Small figures stand at a bus stop by night
(Image credit: Tarsier Studios)

A ruined petrol station by night
(Image credit: Tarsier Studios)

A flock of birds pursues a small figure
(Image credit: Tarsier Studios)

It’s remarkable just how resistant Tarsier is to developing its approach to horror gameplay though. But Reanimal is, at least, more sophisticated on the level of storytelling. It’s a bleakly impressionistic game that knows loredumps, moralistic didacticism, and barrels of ketchup are actually antithetical to genuinely disturbing horror.

More specifically, Reanimal takes Tarsier’s familiar “little people in an oversized hostile world” theme and extends it beyond implied domestic abuse and childhood trauma. The island of Reanimal flows illogically from flooded towns, to industrial backwaters, to sunkissed meadows, but all feel similarly tainted by a sense of having borne witness to unthinkable atrocity. The world of Reanimal is likewise dipped in a terminal madness. When our protagonists speak—and they do, albeit sparingly—their voices are deadpan, expressionless, and exhausted, inured to the chaos around them.

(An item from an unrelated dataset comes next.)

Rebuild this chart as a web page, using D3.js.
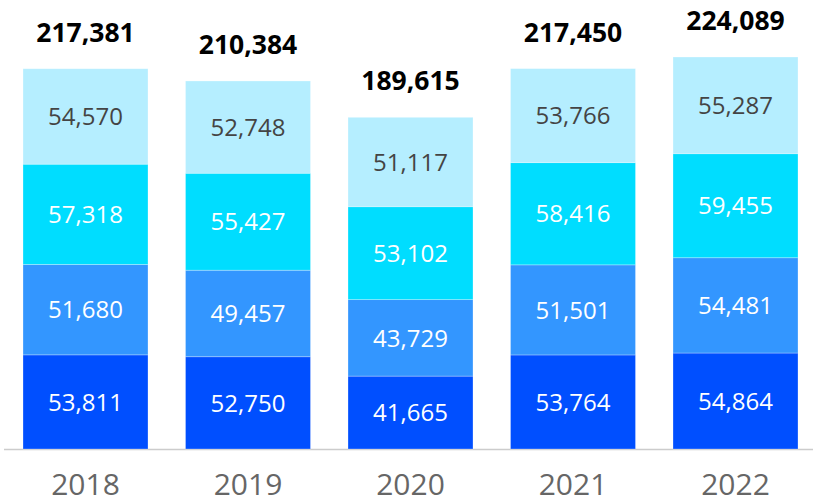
<!DOCTYPE html>
<html>
<head>
<meta charset="utf-8">
<script src="https://cdn.jsdelivr.net/npm/d3@7"></script>
<style>
  body { margin: 0; background: #fff; }
  svg { display: block; font-family: "Open Sans", "Noto Sans", sans-serif; }
</style>
</head>
<body>
<div id="chart"></div>
<script>
// data, bottom segment first
const years = ['2018', '2019', '2020', '2021', '2022'];
const seg1 = [53811, 52750, 41665, 53764, 54864];
const seg2 = [51680, 49457, 43729, 51501, 54481];
const seg3 = [57318, 55427, 53102, 58416, 59455];
const seg4 = [54570, 52748, 51117, 53766, 55287];
const totals = [217381, 210384, 189615, 217450, 224089];

const colors = ['#004fff', '#3396ff', '#00ddff', '#b5eeff'];
const textColors = ['#ffffff', '#ffffff', '#ffffff', '#444444'];

const W = 813, H = 498;
const baseY = 449;

const svg = d3.select('#chart').append('svg')
    .attr('width', W).attr('height', H);

const pad = 37.5 / 162.5;
const x = d3.scaleBand()
    .domain(years)
    .range([4.25, 816.75])
    .paddingInner(pad)
    .paddingOuter(pad / 2);

const y = d3.scaleLinear()
    .domain([0, 224089])
    .range([baseY, 57]);

const rows = years.map((yr, i) => ({ year: yr, s0: seg1[i], s1: seg2[i], s2: seg3[i], s3: seg4[i] }));
const stack = d3.stack().keys(['s0', 's1', 's2', 's3'])(rows);

// axis line
svg.append('line')
    .attr('x1', 4).attr('x2', W)
    .attr('y1', baseY + 0.5).attr('y2', baseY + 0.5)
    .attr('stroke', '#cccccc').attr('stroke-width', 1.5);

const layers = svg.selectAll('g.layer').data(stack).join('g')
    .attr('class', 'layer');

layers.selectAll('rect').data(d => d).join('rect')
    .attr('x', d => x(d.data.year))
    .attr('width', x.bandwidth())
    .attr('y', d => y(d[1]))
    .attr('height', d => y(d[0]) - y(d[1]))
    .attr('fill', function() { return colors[d3.select(this.parentNode).datum().index]; })
    .attr('stroke', 'rgba(255,255,255,0.35)')
    .attr('stroke-width', 0.8);

layers.selectAll('text').data(d => d).join('text')
    .attr('x', d => x(d.data.year) + x.bandwidth() / 2)
    .attr('y', d => (y(d[0]) + y(d[1])) / 2)
    .attr('dy', '0.36em')
    .attr('text-anchor', 'middle')
    .attr('font-size', 24)
    .attr('fill', function() { return textColors[d3.select(this.parentNode).datum().index]; })
    .text(d => d3.format(',')(d[1] - d[0]));

// totals
svg.selectAll('text.total').data(years).join('text')
    .attr('class', 'total')
    .attr('x', d => x(d) + x.bandwidth() / 2)
    .attr('y', (d, i) => y(totals[i]) - 27)
    .attr('text-anchor', 'middle')
    .attr('font-size', 26.5)
    .attr('font-weight', 'bold')
    .attr('fill', '#000')
    .text((d, i) => d3.format(',')(totals[i]));

// year labels
svg.selectAll('text.year').data(years).join('text')
    .attr('class', 'year')
    .attr('x', d => x(d) + x.bandwidth() / 2)
    .attr('y', 495)
    .attr('text-anchor', 'middle')
    .attr('font-size', 30)
    .attr('fill', '#666666')
    .text(d => d);
</script>
</body>
</html>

“Do you know why we’re here?” Asks one of Reanimal’s tiny people at around the halfway point. The answer, by that point, is not going to be useful: by that point I’ve acclimatised to the tone of the game. “No idea,” is the barely enunciated answer. It’s possible that Reanimal has no point, and that it’s just a new outlet for Tarsier’s sickly set pieces and tense pursuits. It’s a much bleaker affair than the Little Nightmare games, and better overall, but it’d be nice if it was as complex in the hands as it is conceptually.